Religious prohibitions against usury

Religious prohibitions against usury

By Clyde G. Reed and Cliff T. Bekar

Explorations in Economic History, Vol. 40 (2003)

Abstract: Roman Catholic usury prohibitions created an explicit negative “tie-in” between salvation and consumption lending at interest. We view the prohibitions as a response to severe consumption smoothing problems created by the substitutability of capital market transactions for traditional smoothing mechanisms—informal pooling and charity. We demonstrate consistency between our model and the broad features of the Roman Catholic chronology of prohibitions.

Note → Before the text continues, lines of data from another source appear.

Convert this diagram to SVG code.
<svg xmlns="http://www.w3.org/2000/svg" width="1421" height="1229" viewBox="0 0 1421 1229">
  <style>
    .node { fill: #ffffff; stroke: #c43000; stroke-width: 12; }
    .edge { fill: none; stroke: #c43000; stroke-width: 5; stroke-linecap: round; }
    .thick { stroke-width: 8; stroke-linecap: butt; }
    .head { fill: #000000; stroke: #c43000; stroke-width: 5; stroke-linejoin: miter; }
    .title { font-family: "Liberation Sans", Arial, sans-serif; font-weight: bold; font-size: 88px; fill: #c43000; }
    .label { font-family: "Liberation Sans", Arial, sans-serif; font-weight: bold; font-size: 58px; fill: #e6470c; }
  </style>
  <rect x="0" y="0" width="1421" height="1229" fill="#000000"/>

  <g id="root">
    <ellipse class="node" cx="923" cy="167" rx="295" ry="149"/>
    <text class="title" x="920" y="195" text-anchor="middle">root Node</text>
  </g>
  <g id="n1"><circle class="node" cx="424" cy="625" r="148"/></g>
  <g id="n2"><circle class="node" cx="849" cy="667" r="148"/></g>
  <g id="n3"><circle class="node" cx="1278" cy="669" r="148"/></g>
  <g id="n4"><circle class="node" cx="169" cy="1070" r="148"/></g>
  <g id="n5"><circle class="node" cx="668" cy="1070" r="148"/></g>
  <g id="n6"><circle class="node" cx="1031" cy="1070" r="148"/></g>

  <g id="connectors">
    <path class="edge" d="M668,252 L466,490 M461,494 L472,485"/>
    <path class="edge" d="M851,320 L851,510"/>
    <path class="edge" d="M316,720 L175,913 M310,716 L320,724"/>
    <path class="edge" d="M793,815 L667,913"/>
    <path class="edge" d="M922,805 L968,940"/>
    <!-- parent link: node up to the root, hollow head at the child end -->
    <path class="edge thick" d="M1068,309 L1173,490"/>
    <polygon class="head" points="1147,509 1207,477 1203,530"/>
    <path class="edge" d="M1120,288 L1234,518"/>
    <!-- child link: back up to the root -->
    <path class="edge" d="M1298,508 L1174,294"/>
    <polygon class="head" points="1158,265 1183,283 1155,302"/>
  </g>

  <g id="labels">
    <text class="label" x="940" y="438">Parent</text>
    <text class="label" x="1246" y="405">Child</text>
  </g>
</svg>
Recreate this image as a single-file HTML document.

Introduction: Why do religions prohibit usury? From a non-historical perspective, interest rate policy might seem an unlikely candidate for inclusion as a central tenet of religious doctrine. Yet history is replete with examples: Vedic India, Judaism (from the fifth century BC to the 20th century), Roman Catholicism (from the 12th century to the 19th century), and Islam (from the seventh century to the present). Our focus is on the Roman Catholic case. As potential barriers to economic development in traditional societies, these prohibitions deserve attention as they impose high costs by constraining or eliminating the capital market.

We propose an economic explanation of Roman Catholic usury prohibitions that combines elements of the theory of the firm and industrial organization with recent research on reciprocal exchange and informal income pooling. The analysis views usury prohibitions as a response to a consumption smoothing problem. It contains three essential elements: the role of charity and informal pooling in providing economy-wide consumption smoothing and averting social/economic crises, the substitutability of capital market transactions for charity and informal pooling in smoothing consumption, and the Churchs use of usury prohibitions to create a negative tie-in between salvation and consumption lending at interest. We find that when pooling and charity are the principal consumption smoothing devices available to a signifi- cant portion of the population, and when the effectiveness of pooling and charity is threatened by the alternative of the capital market, the Church rails against usury. When pooling and charity are not essential for consumption smoothing, or when the capital market does not threaten pooling and charity, the Church pays little or no attention to usury.